Because of that, I began seeking out local Catholic churches in which to pray.  Unlike many Protestant churches, the doors are almost always open for those who want to seek His face within the walls of the church.  I’d sit inside, look at the artwork, pray and study my Bible.  I’ve got over 3,400 books in my Logos Library, in which I’ve invested several thousand dollars, that I use to study nearly every day.  I love God.  I consume the Bible and related books like a Donny Pauling eats a hotdog (yes, I just involved myself in my own made-up metaphor).  Theology fascinates me.  It’s Bill Giovannetti‘s fault that I love the Bible so much.  I used to think the Bible was boring and stupid, even after asking God to take control of my life in 2006.  But I noticed that Bill loved the Bible.  He’s one of the smartest people I’ve ever met, and I couldn’t understand why he’d like such a stupid book.  I asked.  He didn’t answer.  He just asked questions in reply, which must be the Professor in him, and those questions made me discover my own love for scripture (no, Bill’s not really all that happy that I want to be Catholic, but I am his friend and that won’t change).

Rather than feeling the normal Protestant prejudices towards statues and artwork, I began studying the history of why Catholics utilize them in worship.  I began imaging what it would be like to be an educated priest, trying to teach illiterate people about God.  Maybe I’d start painting things.  Maybe I’d create statues.  Maybe I’d enlist all sorts of other visual aids.  God gave us five senses; maybe I’d try to engage as many as possible of those five senses into the way I led people in worship of Him.  Such things have a long history, and as I’d sit in beautiful Catholic Churches, I could imagine myself connecting to all those who had lost their lives defending the faith throughout the past 2000 years.  I could imagine myself as a man who had dedicated my entire life to bringing people to Jesus.  I could imagine myself being a layperson who couldn’t read, reliant upon a church to teach me.

Now, I’m not saying everyone should feel this way, because I don’t believe you should.  But I started getting really annoyed that our Protestant churches ignore so much of church history.  It’s quite common for Protestants to accuse Catholics of not spending enough time reading their Bibles.  I’d like to propose to you that Protestants don’t spend even a fraction of the amount of time they should in the study of church history.  Really, outside of the textbooks we probably didn’t read in High school, the vast majority of Protestants are incredibly ignorant of what’s happened the last two thousand years, and even more ignorant of church history.  But it’s so fascinating to do so!  I highly recommend it.  But beware!
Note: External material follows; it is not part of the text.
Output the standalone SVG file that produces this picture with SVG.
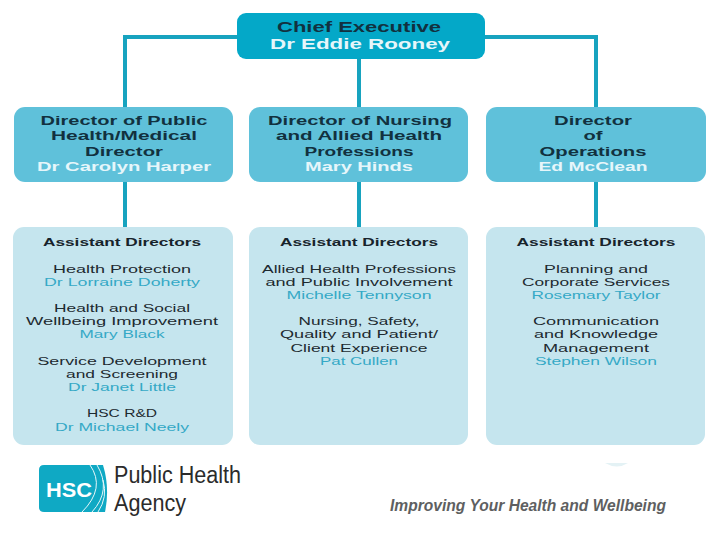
<svg xmlns="http://www.w3.org/2000/svg" width="720" height="540" viewBox="0 0 720 540">
<style>
text{font-family:"Liberation Sans",Arial,sans-serif;text-anchor:middle;}
.h{font-size:13px;font-weight:700;fill:#12313f;}
.w{font-size:13px;font-weight:700;fill:#e6f6fa;}
.ah{font-size:11px;font-weight:700;fill:#17232b;}
.t{font-size:11px;fill:#1d2a30;}
.n{font-size:11px;fill:#35a9c6;}
.c{fill:none;stroke:#17a3bf;stroke-width:4;}
.d{fill:#5fc1da;}
.a{fill:#c5e5ee;}
</style>
<rect width="720" height="540" fill="#fff"/>
<g id="connectors">
<path class="c" d="M238 37H125V107M485 37H596V107M359 59V107M125 182V227M359 182V227M596 182V227"/>
</g>
<g id="chief-executive">
<rect x="237" y="13" width="248" height="46" rx="9" fill="#04a8c8"/>
<text class="h" x="359" y="32" textLength="164" lengthAdjust="spacingAndGlyphs" style="font-size:15px">Chief Executive</text>
<text class="w" x="360" y="49" textLength="180" lengthAdjust="spacingAndGlyphs" style="font-size:15px">Dr Eddie Rooney</text>
</g>
<g id="director-public-health">
<rect class="d" x="14" y="107" width="219" height="75" rx="11"/>
<text class="h" x="124" y="125" textLength="167" lengthAdjust="spacingAndGlyphs">Director of Public</text>
<text class="h" x="124" y="140" textLength="146" lengthAdjust="spacingAndGlyphs">Health/Medical</text>
<text class="h" x="124" y="156" textLength="78" lengthAdjust="spacingAndGlyphs">Director</text>
<text class="w" x="124" y="171" textLength="174" lengthAdjust="spacingAndGlyphs">Dr Carolyn Harper</text>
</g>
<g id="director-nursing">
<rect class="d" x="249" y="107" width="219" height="75" rx="11"/>
<text class="h" x="360" y="125" textLength="184" lengthAdjust="spacingAndGlyphs">Director of Nursing</text>
<text class="h" x="359" y="140" textLength="166" lengthAdjust="spacingAndGlyphs">and Allied Health</text>
<text class="h" x="359" y="156" textLength="109" lengthAdjust="spacingAndGlyphs">Professions</text>
<text class="w" x="359" y="171" textLength="108" lengthAdjust="spacingAndGlyphs">Mary Hinds</text>
</g>
<g id="director-operations">
<rect class="d" x="486" y="107" width="220" height="75" rx="11"/>
<text class="h" x="593" y="125" textLength="78" lengthAdjust="spacingAndGlyphs">Director</text>
<text class="h" x="593" y="140" textLength="19" lengthAdjust="spacingAndGlyphs">of</text>
<text class="h" x="593" y="156" textLength="107" lengthAdjust="spacingAndGlyphs">Operations</text>
<text class="w" x="593" y="171" textLength="109" lengthAdjust="spacingAndGlyphs">Ed McClean</text>
</g>
<g id="assistant-public-health">
<rect class="a" x="13" y="227" width="220" height="218" rx="11"/>
<text class="ah" x="122" y="246" textLength="158" lengthAdjust="spacingAndGlyphs">Assistant Directors</text>
<text class="t" x="122" y="272.500" textLength="138" lengthAdjust="spacingAndGlyphs">Health Protection</text>
<text class="n" x="122" y="285.500" textLength="156" lengthAdjust="spacingAndGlyphs">Dr Lorraine Doherty</text>
<text class="t" x="122" y="312" textLength="136" lengthAdjust="spacingAndGlyphs">Health and Social</text>
<text class="t" x="122" y="325" textLength="192" lengthAdjust="spacingAndGlyphs">Wellbeing Improvement</text>
<text class="n" x="122" y="338" textLength="85" lengthAdjust="spacingAndGlyphs">Mary Black</text>
<text class="t" x="122" y="364.500" textLength="169" lengthAdjust="spacingAndGlyphs">Service Development</text>
<text class="t" x="122" y="378" textLength="112" lengthAdjust="spacingAndGlyphs">and Screening</text>
<text class="n" x="122" y="391" textLength="108" lengthAdjust="spacingAndGlyphs">Dr Janet Little</text>
<text class="t" x="122" y="417" textLength="70" lengthAdjust="spacingAndGlyphs">HSC R&amp;D</text>
<text class="n" x="122" y="431" textLength="134" lengthAdjust="spacingAndGlyphs">Dr Michael Neely</text>
</g>
<g id="assistant-nursing">
<rect class="a" x="249" y="227" width="219" height="218" rx="11"/>
<text class="ah" x="359" y="246" textLength="158" lengthAdjust="spacingAndGlyphs">Assistant Directors</text>
<text class="t" x="359" y="272.500" textLength="194" lengthAdjust="spacingAndGlyphs">Allied Health Professions</text>
<text class="t" x="359" y="285.500" textLength="187" lengthAdjust="spacingAndGlyphs">and Public Involvement</text>
<text class="n" x="359" y="299" textLength="145" lengthAdjust="spacingAndGlyphs">Michelle Tennyson</text>
<text class="t" x="359" y="325" textLength="121" lengthAdjust="spacingAndGlyphs">Nursing, Safety,</text>
<text class="t" x="359" y="338" textLength="158" lengthAdjust="spacingAndGlyphs">Quality and Patient/</text>
<text class="t" x="359" y="351.500" textLength="137" lengthAdjust="spacingAndGlyphs">Client Experience</text>
<text class="n" x="359" y="364.500" textLength="78" lengthAdjust="spacingAndGlyphs">Pat Cullen</text>
</g>
<g id="assistant-operations">
<rect class="a" x="486" y="227" width="219" height="218" rx="11"/>
<text class="ah" x="596" y="246" textLength="159" lengthAdjust="spacingAndGlyphs">Assistant Directors</text>
<text class="t" x="596" y="272.500" textLength="104" lengthAdjust="spacingAndGlyphs">Planning and</text>
<text class="t" x="596" y="285.500" textLength="148" lengthAdjust="spacingAndGlyphs">Corporate Services</text>
<text class="n" x="596" y="299" textLength="129" lengthAdjust="spacingAndGlyphs">Rosemary Taylor</text>
<text class="t" x="596" y="325" textLength="126" lengthAdjust="spacingAndGlyphs">Communication</text>
<text class="t" x="596" y="338" textLength="124" lengthAdjust="spacingAndGlyphs">and Knowledge</text>
<text class="t" x="596" y="351.500" textLength="106" lengthAdjust="spacingAndGlyphs">Management</text>
<text class="n" x="596" y="364.500" textLength="122" lengthAdjust="spacingAndGlyphs">Stephen Wilson</text>
</g>
<path d="M605 463H628Q617 470 605 463Z" fill="#e4f2f5"/>
<g id="logo">
<path d="M44 465H103Q110 488 105 512H44Q39 512 39 507V470Q39 465 44 465Z" fill="#0fa9c4"/>
<path d="M90 465Q106 488 82 512M97 465Q112 490 92 512M103 480Q108 497 98 512" fill="none" stroke="#e6f7fa" stroke-width="1"/>
<text x="69" y="497" style="font-size:21px;font-weight:700;fill:#fff" textLength="46" lengthAdjust="spacingAndGlyphs">HSC</text>
<text x="177.500" y="483" style="font-size:23px;fill:#2b2b2b" textLength="127" lengthAdjust="spacingAndGlyphs">Public Health</text>
<text x="150" y="511" style="font-size:23px;fill:#2b2b2b" textLength="72" lengthAdjust="spacingAndGlyphs">Agency</text>
</g>
<text x="528" y="511" style="font-size:16.500px;font-weight:700;font-style:italic;fill:#5e5f61" textLength="276" lengthAdjust="spacingAndGlyphs">Improving Your Health and Wellbeing</text>
</svg>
Removing ignorance just might result in a few changes of opinion!

A side note on that whole “Catholics don’t read their Bibles” thing:  every single Mass – which happens DAILY, I might add – has readings from the Old Testament, the New Testament, the Psalms, and the Gospels.  Every. single. one.  Without those readings, there is no Mass.  A person who attends daily Mass, as I do (I’ll get to my reasons in a bit) goes through the entire Bible every three years.   Some Protestant churches can say the same.  Most cannot.

A few years ago I met Matt Fradd.  I worked together with him on porn-related ministry events.  Later, he went to work for Catholic Answers.  We recorded CDs together.  We debated theology.  He had the likes of Tim Staples and Jimmy Akin – Catholic apologists – call me personally.  Those men asked me questions.  I sought answers.  Many of my thoughts on theology deepened and changed.  Much of my ignorance of Catholic belief changed.  I began to realize that most people, particularly Protestants, don’t hate the Catholic Church for what it actually believes, but rather what they THINK it believes.

I also started to ponder a few things:

  • Why would God entrust the Catholic Church to canonize the Bible, yet deny it the power to interpret it?
  • For more than 1,000 years, until the Great Schism, all Christians were Catholic.  Luther split from the church in the 1500s.  Since then, more than 40 thousand Protestant denominations have arisen, each with their own unique twist on this part of scripture or that part of scripture, each with their own unique interpretations, and each thinking their twists and interpretations make them a little more right than everyone else.  Is God really the author of so much confusion?  I don’t think so.  If Sola Sciptura is as valid as I’ve been taught, why attend any church at all?  Why not just sit home alone, reading my Bible, just me and the Holy Spirit interpreting it together?  Maybe I can figure out a reason why the Donnyism Denomination needs to add to the 40k denominations already in existence
  • I was surprised at the response I received when I’ve mentioned to a few priests that friends have told me things such as, “Many Catholics don’t realize they can have a personal relationship with Jesus.  The Catholic Church is the biggest mission field in the world right now.”   Father James Mallon from Nova Scotia replied, “Both I, and the Pope, would agree with that assessment.  Someone needs to help teach them, right?”
  • I could criticize what I thought to be wrong about the Catholic Church, or I could get in and be one of those who worked to lead people to a deeper relationship with Jesus.  Should I sit back and take pot shots, or roll up my sleeves and get to work?  I am thinking I’d rather do the latter.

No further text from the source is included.